In May last year, the State Council introduced a regulation to encourage the use of digital technologies to promote Chinese culture.

Three months later, Beijing announced a detailed plan to transform its virtual people industry into a market worth more than 50 billion yuan by 2025. The plan encourages the use of virtual people in variety shows, concerts, livestreaming and film productions. It is the first city-level plan to focus on this emerging industry.

In October, the report to the 20th National Congress of the Communist Party of China called for "a national cultural digitalization strategy", viewed by many observers as a catalyst to the booming virtual beings industry.

Cultural organizations, art institutions and cities were quick to create their own digital ambassadors or virtual spokespeople.

Last year, the China National Museum welcomed its first digital employee, Ai Wenwen, who works in different departments at the institution to learn about art collections, art displays and the research of cultural relics to prepare for museum-related work in cyberspace.

In June, the Ninth Qin Opera Art Festival in Xi'an, Shaanxi province, launched a virtual spokeswoman who can sing Qinqiang Opera.

This art form, which originated in the Western Zhou Dynasty (c. 11th century-771 BC), continues to thrive in a vast area of Northwest China.
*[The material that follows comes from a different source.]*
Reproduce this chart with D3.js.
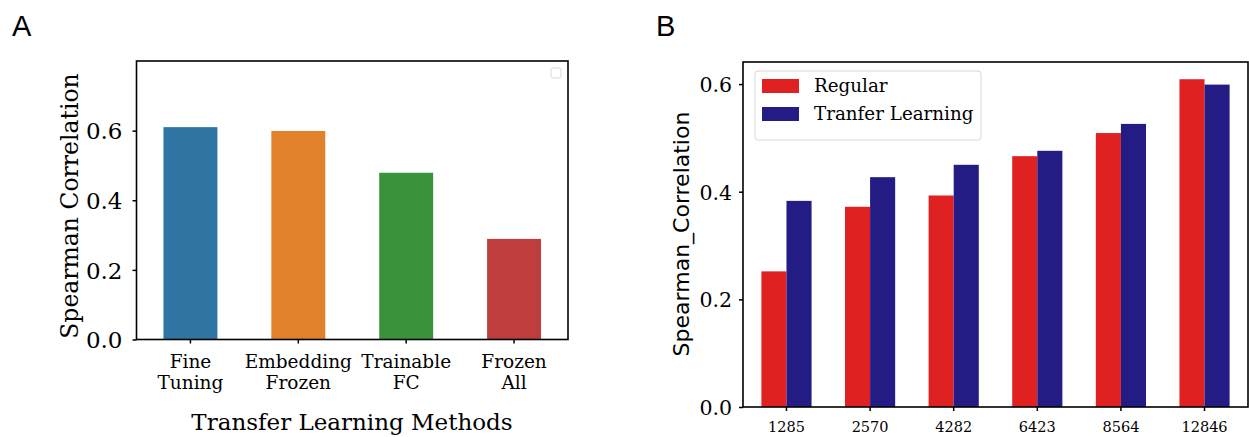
<!DOCTYPE html>
<html>
<head>
<meta charset="utf-8">
<script src="https://cdn.jsdelivr.net/npm/d3@7"></script>
<style>
  body { margin: 0; background: #fff; }
  svg { display: block; }
  .tick text { font-family: "DejaVu Serif", serif; fill: #000; }
  .tick line { stroke: #000; stroke-width: 1.5; }
</style>
</head>
<body>
<svg id="chart"></svg>
<script>
// panel A data
const methods = [["Fine", "Tuning"], ["Embedding", "Frozen"], ["Trainable", "FC"], ["Frozen", "All"]];
const methodValues = [0.610, 0.599, 0.479, 0.289];
const methodColors = ["#2e75a3", "#e1812c", "#3a923a", "#c03d3e"];
const yTicksA = [0, 0.2, 0.4, 0.6];

// panel B data
const sizes = ["1285", "2570", "4282", "6423", "8564", "12846"];
const regular = [0.252, 0.372, 0.393, 0.466, 0.509, 0.609];
const transfer = [0.383, 0.427, 0.450, 0.476, 0.526, 0.599];
const seriesNames = ["Regular", "Tranfer Learning"];
const seriesColors = ["#e02121", "#231c84"];
const yTicksB = [0, 0.2, 0.4, 0.6];

const W = 1249, H = 437;
const svg = d3.select("#chart").attr("width", W).attr("height", H);

// ---------- panel A ----------
const a = {left: 136.5, right: 568, top: 61, bottom: 339.5};

const xA = d3.scaleBand()
  .domain(d3.range(methods.length))
  .range([a.left, a.right])
  .paddingInner(0.5)
  .paddingOuter(0.25);

const yA = d3.scaleLinear().domain([0, 0.8]).range([a.bottom, a.top]);

svg.selectAll(".barA")
  .data(methodValues)
  .enter()
  .append("rect")
  .attr("class", "barA")
  .attr("x", (d, i) => xA(i))
  .attr("width", xA.bandwidth())
  .attr("y", d => yA(d))
  .attr("height", d => yA(0) - yA(d))
  .attr("fill", (d, i) => methodColors[i]);

let gyA = svg.append("g")
  .attr("transform", "translate(" + a.left + ",0)")
  .call(d3.axisLeft(yA).tickValues(yTicksA).tickFormat(d3.format(".1f")).tickSize(4).tickPadding(10));
gyA.select(".domain").remove();
gyA.selectAll("text").style("font-size", "23px").attr("dy", "0.36em");

let gxA = svg.append("g")
  .attr("transform", "translate(0," + a.bottom + ")")
  .call(d3.axisBottom(xA).tickSize(4).tickFormat(""));
gxA.select(".domain").remove();

// two line category labels
methods.forEach((lines, i) => {
  let cx = xA(i) + xA.bandwidth() / 2;
  let t = svg.append("text")
    .attr("x", cx)
    .attr("y", 368)
    .attr("text-anchor", "middle")
    .style("font-family", "DejaVu Serif, serif")
    .style("font-size", "18.5px");
  lines.forEach((l, k) => {
    t.append("tspan").attr("x", cx).attr("dy", k == 0 ? 0 : 20.5).text(l);
  });
});

svg.append("rect")
  .attr("x", a.left).attr("y", a.top)
  .attr("width", a.right - a.left).attr("height", a.bottom - a.top)
  .attr("fill", "none").attr("stroke", "#000").attr("stroke-width", 1.6);

// empty legend box
svg.append("rect")
  .attr("x", 551).attr("y", 68).attr("width", 10).attr("height", 10)
  .attr("rx", 2).attr("fill", "#fff").attr("stroke", "#d8d8d8").attr("stroke-width", 1);

svg.append("text")
  .attr("transform", "translate(78,206) rotate(-90)")
  .attr("text-anchor", "middle")
  .style("font-family", "DejaVu Serif, serif")
  .style("font-size", "23.5px")
  .text("Spearman Correlation");

svg.append("text")
  .attr("x", 352).attr("y", 430)
  .attr("text-anchor", "middle")
  .style("font-family", "DejaVu Serif, serif")
  .style("font-size", "23px")
  .text("Transfer Learning Methods");

svg.append("text")
  .attr("x", 12).attr("y", 36)
  .style("font-family", "Liberation Sans, Arial, sans-serif")
  .style("font-size", "29px")
  .text("A");

// ---------- panel B ----------
const b = {left: 743, right: 1248, top: 62, bottom: 407};

const xB = d3.scaleBand()
  .domain(sizes)
  .range([b.left, b.right])
  .paddingInner(0.4)
  .paddingOuter(0.22);

const xSub = d3.scaleBand().domain(seriesNames).range([0, xB.bandwidth()]);

const yB = d3.scaleLinear().domain([0, 0.641]).range([b.bottom, b.top]);

const series = [regular, transfer];
series.forEach((vals, s) => {
  svg.selectAll(".barB" + s)
    .data(vals)
    .enter()
    .append("rect")
    .attr("class", "barB" + s)
    .attr("x", (d, i) => xB(sizes[i]) + xSub(seriesNames[s]))
    .attr("width", xSub.bandwidth())
    .attr("y", d => yB(d))
    .attr("height", d => yB(0) - yB(d))
    .attr("fill", seriesColors[s]);
});

let gyB = svg.append("g")
  .attr("transform", "translate(" + b.left + ",0)")
  .call(d3.axisLeft(yB).tickValues(yTicksB).tickFormat(d3.format(".1f")).tickSize(4).tickPadding(7));
gyB.select(".domain").remove();
gyB.selectAll("text").style("font-size", "20.5px").attr("dy", "0.36em");

let gxB = svg.append("g")
  .attr("transform", "translate(0," + b.bottom + ")")
  .call(d3.axisBottom(xB).tickSize(4).tickPadding(11));
gxB.select(".domain").remove();
gxB.selectAll("text").style("font-size", "14.5px");

svg.append("rect")
  .attr("x", b.left).attr("y", b.top)
  .attr("width", b.right - b.left).attr("height", b.bottom - b.top)
  .attr("fill", "none").attr("stroke", "#000").attr("stroke-width", 1.6);

// legend
let legend = svg.append("g");
legend.append("rect")
  .attr("x", 755).attr("y", 71).attr("width", 226).attr("height", 69)
  .attr("rx", 3).attr("fill", "#fff").attr("fill-opacity", 0.8)
  .attr("stroke", "#d6d6d6").attr("stroke-width", 1);
seriesNames.forEach((n, i) => {
  legend.append("rect")
    .attr("x", 762).attr("y", 79 + i * 28).attr("width", 37).attr("height", 14)
    .attr("fill", seriesColors[i]);
  legend.append("text")
    .attr("x", 814).attr("y", 92 + i * 28)
    .style("font-family", "DejaVu Serif, serif")
    .style("font-size", "18.3px")
    .text(n);
});

svg.append("text")
  .attr("transform", "translate(689,234) rotate(-90)")
  .attr("text-anchor", "middle")
  .style("font-family", "DejaVu Sans, sans-serif")
  .style("font-size", "22px")
  .text("Spearman_Correlation");

svg.append("text")
  .attr("x", 656).attr("y", 36)
  .style("font-family", "Liberation Sans, Arial, sans-serif")
  .style("font-size", "29px")
  .text("B");
</script>
</body>
</html>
In 2006, it was added to the nation's intangible cultural heritage list.

Chen Shaofeng, a professor of cultural industries research at Peking University, said the mushrooming growth of digital humans in the cultural industry is an inevitable trend that will provide a good and innovative service for the public.

"With highly developed technologies, the cultural sector will largely embrace the virtual world. It's a challenge for us all. We should think about how to work with these virtual beings to offer a better service," Chen added.